While Landscapes focused mainly on South Australia’s southern regions, Frayne is continuing to explore the state’s Far North and the Eyre Peninsula, using his mother’s childhood at a pastoral station in Port Augusta as his departure point for inspiration.
Frayne is especially interested in preserving through film the unique fragments of towns that fell victim to the boom-bust of the gold-mining era and restructuring of Australia’s railway lines.
Tarcoola, 416 kilometres northwest of Port Augusta, was one of those casualties. The train still runs through Tarcoola but doesn’t stop and what’s left is a ghost town.
“When you go to a ghost town, you’re looking right into the past, but you’re standing in the present,” says Frayne.
“So you get this kind of frisson between what was and what is.
“Wherever you point the camera there is interest, you know… which I guess my job is to is to give voice to that strange aesthetic of what we would call a ghost town.”
Frayne says shooting the ocean is a personal favourite and he therefore ventured to the surfing outpost of Cactus Beach.
“The surfing mythology of Cactus Beach loomed large before I went there, and when I went there I found this most beautiful meeting of ocean and land,” Frayne says.
“I think mythology and myth are attractive to artists, and the idea of going to see what it is that is mythological for yourself.
“You see water coming in from the Antarctic, the crashing waves and huge sand dunes which loom behind the beaches all along the West Coast, and I think that can’t be beaten – I think that’s something you have to see.”
Each of Frayne’s photographs renders itself an almost love letter to the beauty and danger etched into South Australia’s outback environment.
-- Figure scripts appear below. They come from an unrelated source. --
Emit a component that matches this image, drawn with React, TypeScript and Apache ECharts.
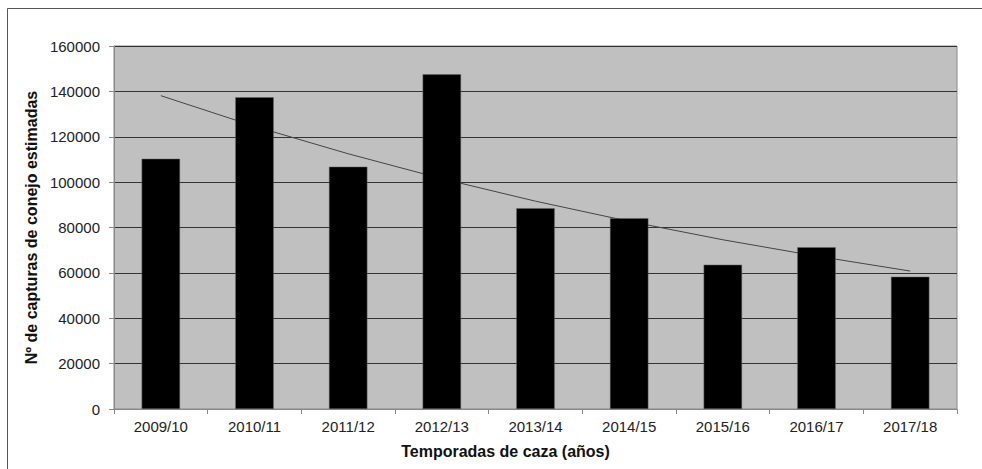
import React, { useEffect, useRef } from "react";
import * as echarts from "echarts";

const categories = ["2009/10", "2010/11", "2011/12", "2012/13", "2013/14", "2014/15", "2015/16", "2016/17", "2017/18"];
const captures = [110300, 137400, 106800, 147500, 88500, 84100, 63600, 71300, 58300];
// trend line (curved) read at each category centre
const trend = [138100, 124600, 112500, 101500, 91600, 82700, 74600, 67400, 60800];
const yTicks = [0, 20000, 40000, 60000, 80000, 100000, 120000, 140000, 160000];

export default function App() {
  const ref = useRef<HTMLDivElement>(null);
  useEffect(() => {
    if (!ref.current) return;
    const chart = echarts.init(ref.current, null, { renderer: "svg" });
    chart.setOption({
      animation: false,
      textStyle: { fontFamily: "Liberation Sans, Arial, sans-serif" },
      graphic: [
        {
          type: "rect",
          shape: { x: 7.5, y: 8.5, width: 1000, height: 500 },
          style: { fill: "none", stroke: "#555", lineWidth: 1 },
          silent: true,
        },
      ],
      grid: { left: 114, top: 46, right: 25, bottom: 60, show: true, backgroundColor: "#c0c0c0", borderColor: "#888", borderWidth: 1 },
      xAxis: {
        type: "category",
        data: categories,
        name: "Temporadas de caza (años)",
        nameLocation: "middle",
        nameGap: 34,
        nameTextStyle: { fontWeight: "bold", fontSize: 16, color: "#111", padding: [0, 60, 0, 0] },
        axisLine: { lineStyle: { color: "#888", width: 1 } },
        axisTick: { show: true, alignWithLabel: false, length: 5, lineStyle: { color: "#888" } },
        axisLabel: { fontSize: 15, color: "#222", margin: 10 },
      },
      yAxis: {
        type: "value",
        min: yTicks[0],
        max: yTicks[yTicks.length - 1],
        interval: 20000,
        name: "Nº de capturas de conejo estimadas",
        nameLocation: "middle",
        nameGap: 72,
        nameTextStyle: { fontWeight: "bold", fontSize: 16, color: "#111" },
        axisLine: { show: true, lineStyle: { color: "#888", width: 1 } },
        axisTick: { show: true, length: 5, lineStyle: { color: "#888" } },
        axisLabel: { fontSize: 15, color: "#222", margin: 14, formatter: (v: number) => String(v) },
        splitLine: { lineStyle: { color: "#333", width: 1 } },
      },
      series: [
        {
          type: "line",
          data: trend,
          z: 1,
          symbol: "none",
          lineStyle: { color: "#444", width: 1 },
        },
        {
          type: "bar",
          data: captures,
          z: 3,
          barWidth: "41%",
          itemStyle: { color: "#000", borderColor: "#666", borderWidth: 0.5 },
        },
      ],
    });
    return () => chart.dispose();
  }, []);
  return <div ref={ref} style={{ width: 982, height: 469, position: "absolute", left: 0, top: 0 }} />;
}
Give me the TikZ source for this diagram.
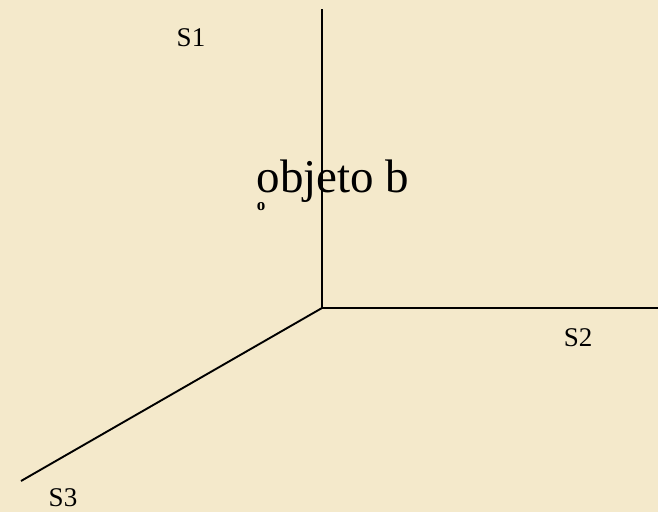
\documentclass[tikz,border=0pt]{standalone}
\usepackage{fontspec}
\setmainfont{Liberation Serif}
\definecolor{parch}{RGB}{244,233,203}
\tikzset{axes/.style={x=1pt,y=-1pt,font=\fontsize{27}{30}\selectfont},
  axis/.style={black,line width=1.9pt},
  lbl/.style={inner sep=0pt}}

\begin{document}
\begin{tikzpicture}[axes]
    \fill[parch] (0,0) rectangle (658,512);
    \useasboundingbox (0,0) rectangle (658,512);
    \coordinate (orig) at (322,308);
    \coordinate (top) at (322,9);
    \coordinate (right) at (658,308);
    \coordinate (diag) at (21,481);
    \draw[axis] (orig) -- (top);
    \draw[axis] (orig) -- (right);
    \draw[axis] (orig) -- (diag);
    \node[lbl] (s1) at (191,38) {S1};
    \node[lbl] (s2) at (578,338) {S2};
    \node[lbl] (s3) at (63,498) {S3};
    \node[lbl,anchor=base,font=\fontsize{47}{50}\selectfont] (obj) at (333,192) {objeto b};
    \node[lbl,font=\fontsize{17}{17}\selectfont\bfseries] (sub) at (261,207) {o};
\end{tikzpicture}
\end{document}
However, Frayne prefers to focus on the technicality of his shot, letting his audience fill in the storytelling gap.
“To witness [the outback], and then to discover it, explore it and rationalise it and put it in some sort of chronology – that’s where photography can be really powerful as an artistic medium,” Frayne says.
“The intent behind the shot has to come from somewhere strong and solid, and a place of knowledge, or else you are just merely a tourist taking photo from the side of the road – which is a place I don’t ever want to be.”